Devil Rays general manager Chuck LaMar agreed to analyze the season for the Times. He shared these observations with baseball writer Marc Topkin.

This will be a year the fans in Tampa Bay will never forget, with us taking one step closer to Opening Day, the hiring of our manager, the continued growth of our entire organization and the highlight of the expansion draft.

But I think 1997 will also be a benchmark year when it comes to baseball overall _ coming off an extremely exciting World Series, finally the signing of a basic agreement which ensures our fans continuous baseball for years to come, the introduction of interleague play, and the feeling in my travels in Florida and Arizona that the fans are starting to come back, that the wounds of the strike are slowly being healed.

I think it will be not only a great season for Devil Rays fans but for baseball fans everywhere.

Looking at the NL, several teams helped themselves during the off-season, someone is going to have to unseat the Braves, Cardinals and Padres.

NL EAST: For the first time in recent years, the Braves have distinct competition for a division title. The Marlins are probably the most improved team in baseball. A lot of hoopla has been made about the money they spent, but don't forget that Charles Johnson, Edgar Renteria and Luis Castillo are signs their home-grown talent will also play a significant part.

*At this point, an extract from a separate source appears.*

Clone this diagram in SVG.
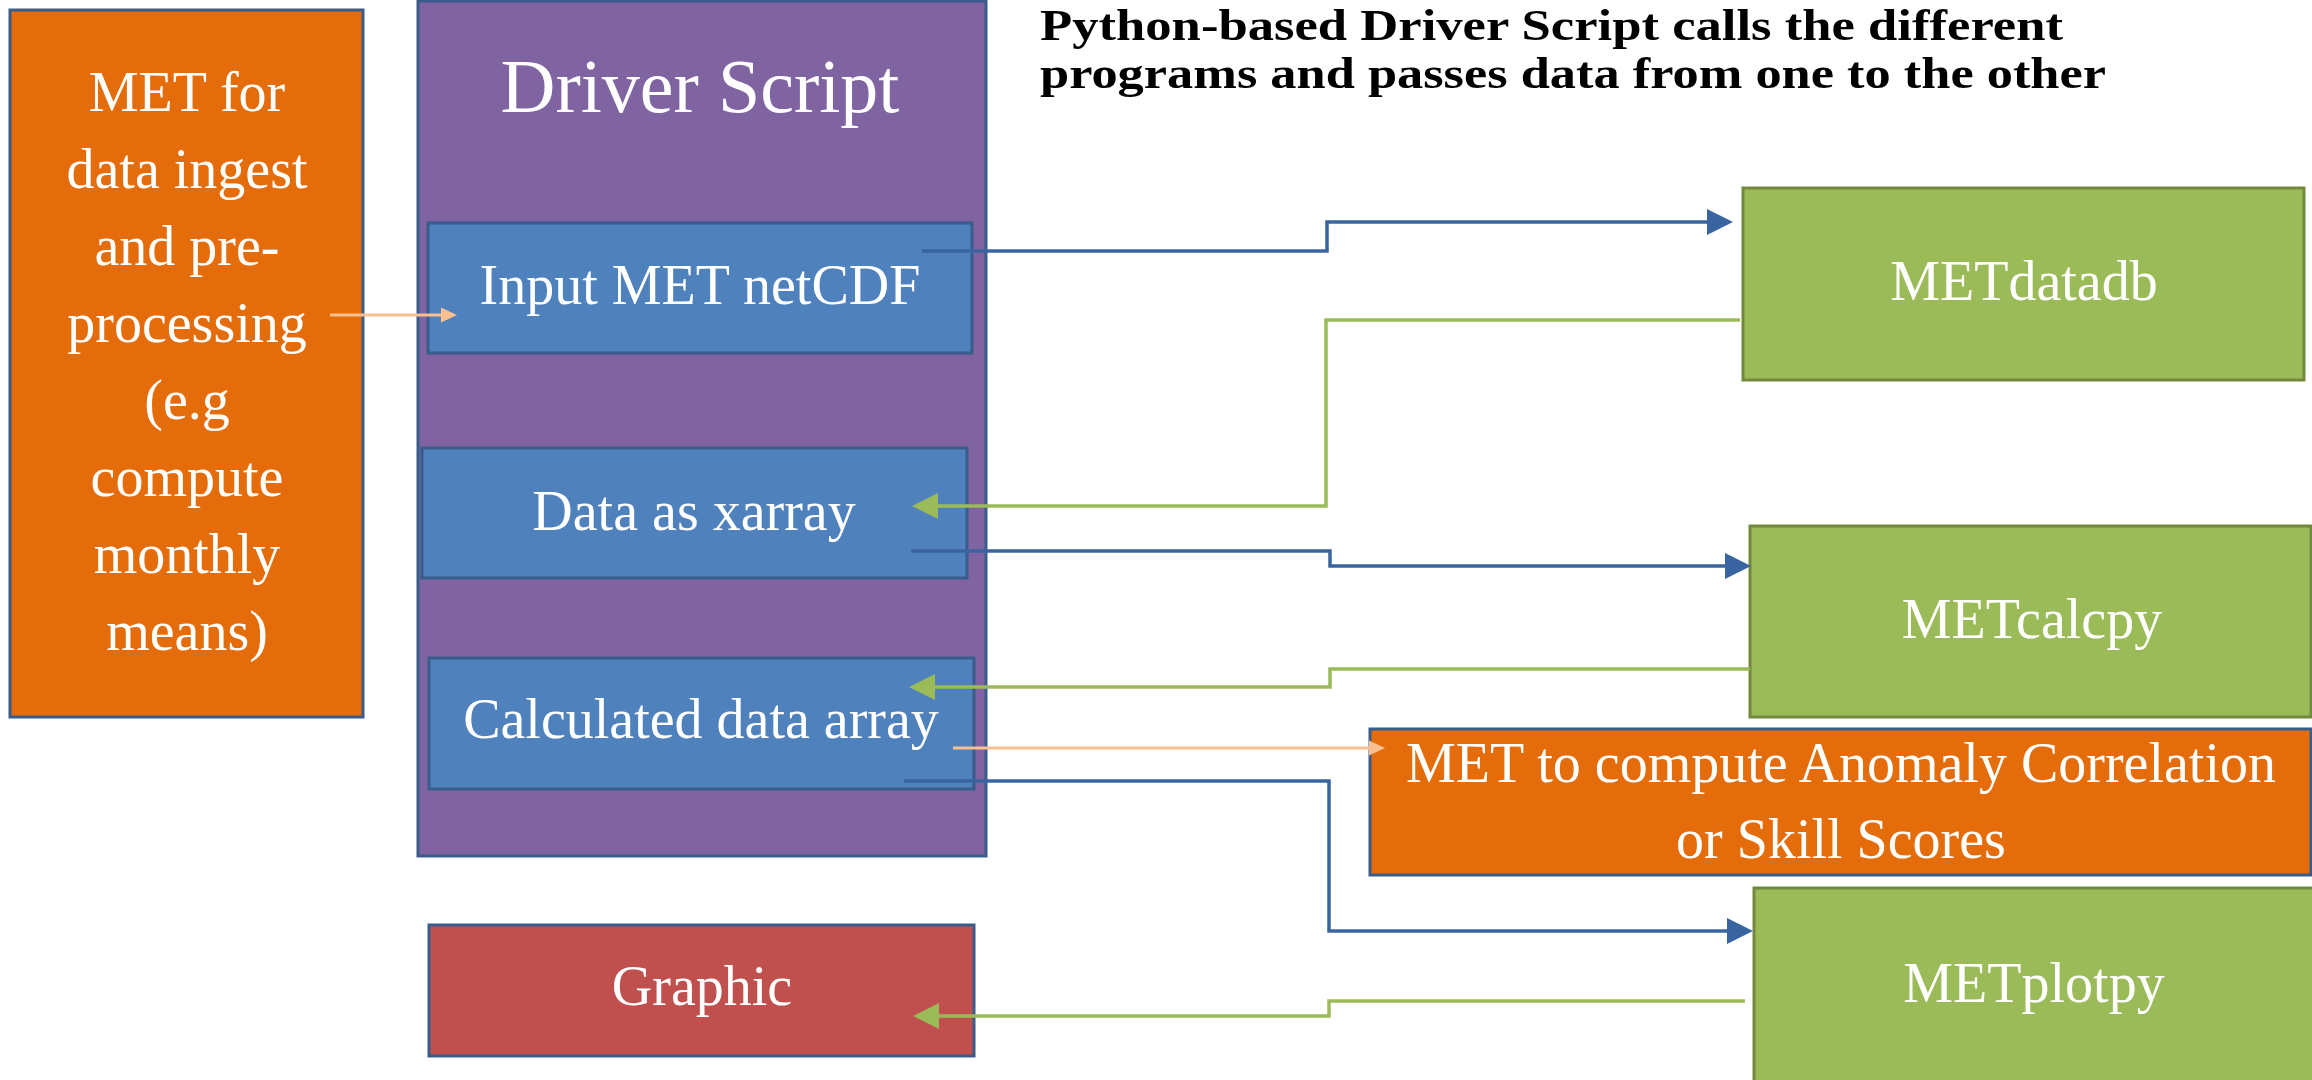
<svg xmlns="http://www.w3.org/2000/svg" width="2312" height="1080" viewBox="0 0 2312 1080">
<style>
.lbl{font-family:"Liberation Serif","Times New Roman",serif;font-size:56px;fill:#fff;text-anchor:middle}
.box{stroke:#385D8A;stroke-width:3}
.org{fill:#E46C0A}
.pur{fill:#8064A2}
.blu{fill:#4F81BD}
.red{fill:#C0504D}
.grn{fill:#9BBB59;stroke:#71893F;stroke-width:3}
.title{font-family:"Liberation Serif","Times New Roman",serif;font-size:44px;font-weight:bold;fill:#000}
.cb{fill:none;stroke:#3A64A0;stroke-width:3.5}
.cg{fill:none;stroke:#9BBB59;stroke-width:3.5}
.cp{fill:none;stroke:#FAC090;stroke-width:3}
</style>
<defs>
<marker id="ab" markerUnits="userSpaceOnUse" markerWidth="26" markerHeight="26" refX="13" refY="13" orient="auto"><path d="M0,0 L26,13 L0,26 Z" fill="#3A64A0"/></marker>
<marker id="ag" markerUnits="userSpaceOnUse" markerWidth="26" markerHeight="26" refX="13" refY="13" orient="auto"><path d="M0,0 L26,13 L0,26 Z" fill="#9BBB59"/></marker>
<marker id="ap" markerUnits="userSpaceOnUse" markerWidth="16" markerHeight="16" refX="8" refY="8" orient="auto"><path d="M0,0.5 L16,8 L0,15.5 Z" fill="#FAC090"/></marker>
</defs>
<g id="title">
<text class="title" x="1040" y="40" textLength="1023" lengthAdjust="spacingAndGlyphs">Python-based Driver Script calls the different</text>
<text class="title" x="1040" y="88" textLength="1066" lengthAdjust="spacingAndGlyphs">programs and passes data from one to the other</text>
</g>
<g id="met-ingest">
<rect class="box org" x="10" y="10" width="353" height="707"/>
<text class="lbl" x="187" y="111">MET for</text>
<text class="lbl" x="187" y="188">data ingest</text>
<text class="lbl" x="187" y="265">and pre-</text>
<text class="lbl" x="187" y="342">processing</text>
<text class="lbl" x="187" y="419">(e.g</text>
<text class="lbl" x="187" y="496">compute</text>
<text class="lbl" x="187" y="573">monthly</text>
<text class="lbl" x="187" y="650">means)</text>
</g>
<g id="driver-script">
<rect class="box pur" x="418" y="1" width="568" height="855"/>
<text class="lbl" x="700" y="112" style="font-size:76px">Driver Script</text>
</g>
<g id="input-met">
<rect class="box blu" x="428" y="223" width="544" height="130"/>
<text class="lbl" x="700" y="304">Input MET netCDF</text>
</g>
<g id="data-xarray">
<rect class="box blu" x="422" y="448" width="545" height="130"/>
<text class="lbl" x="694" y="530">Data as xarray</text>
</g>
<g id="calc-array">
<rect class="box blu" x="429" y="658" width="545" height="131"/>
<text class="lbl" x="701" y="738">Calculated data array</text>
</g>
<g id="graphic">
<rect class="box red" x="429" y="925" width="545" height="131"/>
<text class="lbl" x="702" y="1005">Graphic</text>
</g>
<g id="metdatadb">
<rect class="grn" x="1743" y="188" width="561" height="192"/>
<text class="lbl" x="2024" y="300">METdatadb</text>
</g>
<g id="metcalcpy">
<rect class="grn" x="1750" y="526" width="561" height="191"/>
<text class="lbl" x="2032" y="638">METcalcpy</text>
</g>
<g id="met-compute">
<rect class="box org" x="1370" y="729" width="941" height="146"/>
<text class="lbl" x="1841" y="782">MET to compute Anomaly Correlation</text>
<text class="lbl" x="1841" y="858">or Skill Scores</text>
</g>
<g id="metplotpy">
<rect class="grn" x="1754" y="888" width="570" height="200"/>
<text class="lbl" x="2034" y="1002">METplotpy</text>
</g>
<g id="connectors">
<path class="cp" d="M330,315 H449" marker-end="url(#ap)"/>
<path class="cb" d="M922,251 H1327 V222 H1720" marker-end="url(#ab)"/>
<path class="cg" d="M1740,320 H1326 V506 H925" marker-end="url(#ag)"/>
<path class="cb" d="M911,551 H1330 V566 H1738" marker-end="url(#ab)"/>
<path class="cg" d="M1750,669 H1330 V687 H922" marker-end="url(#ag)"/>
<path class="cp" d="M953,748 H1377" marker-end="url(#ap)"/>
<path class="cb" d="M904,781 H1329 V931 H1740" marker-end="url(#ab)"/>
<path class="cg" d="M1745,1001 H1329 V1016 H926" marker-end="url(#ag)"/>
</g>
</svg>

But I still feel the Braves are the team to beat. For 1997, some people may think the Indians got the best of Tuesday's trade. However, in my opinion John Schuerholz is the best in the business at knowing not only when a trade needs to be made but when to make it. I don't think they miss a beat with the combination of Kenny Lofton in centerfield and Andruw Jones in right. With the addition of Alan Embree, one of their two glaring deficiencies, a lefthander in the bullpen, seems to be taken care of.

The Marlins might have to win 100 games to beat them. It wouldn't surprise me if both teams make post-season play.

NL CENTRAL: Cardinals GM Walt Jocketty and manager Tony La Russa and company did such an outstanding job last year in building that division-winning club, and if they stay healthy, there's no reason why they can't repeat.

There's no question they'll receive a challenge from someone. Just who will come to the forefront has yet to be seen.

NL WEST: Coming off its first division title in years, San Diego seems to be even stronger. Improvement behind the plate, at second base and having Greg Vaughn through the entire year makes them the team to beat. But having seen Los Angeles in spring training, with as good a pitching staff as they have, I'm sure they'll challenge the Padres until the end.

The American League races shape up to be some of the most exciting in recent memory. You have the World Series champions that somebody has to unseat, and there's five or six clubs that might be capable of doing it.

AL EAST: After a storybook season as world champions, New York is still the team to beat. However, the Atlanta Braves can tell you how hard it is to repeat. I truly think Baltimore has improved themselves enough that they could dethrone the champions. The Blue Jays have done an outstanding job of rebuilding. With the improvements on their major-league club and the quality of their pitching prospects, they will surprise some folks this year on their way to being an outstanding team in 1998.

AL CENTRAL: Everyone seems to be picking the White Sox, who have assembled one of the finest offensive teams in years. However, I think the Indians in a lot of ways will have their finest team in 1997, and I felt this way before the big trade with Atlanta. I think the trade makes them the team to beat in this division. Not to be overlooked is the great job GM Terry Ryan and the Twins have done.

AL WEST: The Seattle Mariners might have the finest team in baseball from top to bottom, but no matter how talented they are, the Texas Rangers are not just going to roll over. This has a chance to be an extremely good race through the year. The Mariners may not only win that division, they may play a long time come October.

The great thing about baseball this time of year is that everyone is starting even. I'm sure there are several teams not mentioned here that could not only have great seasons but could be in championship play by the end of the year.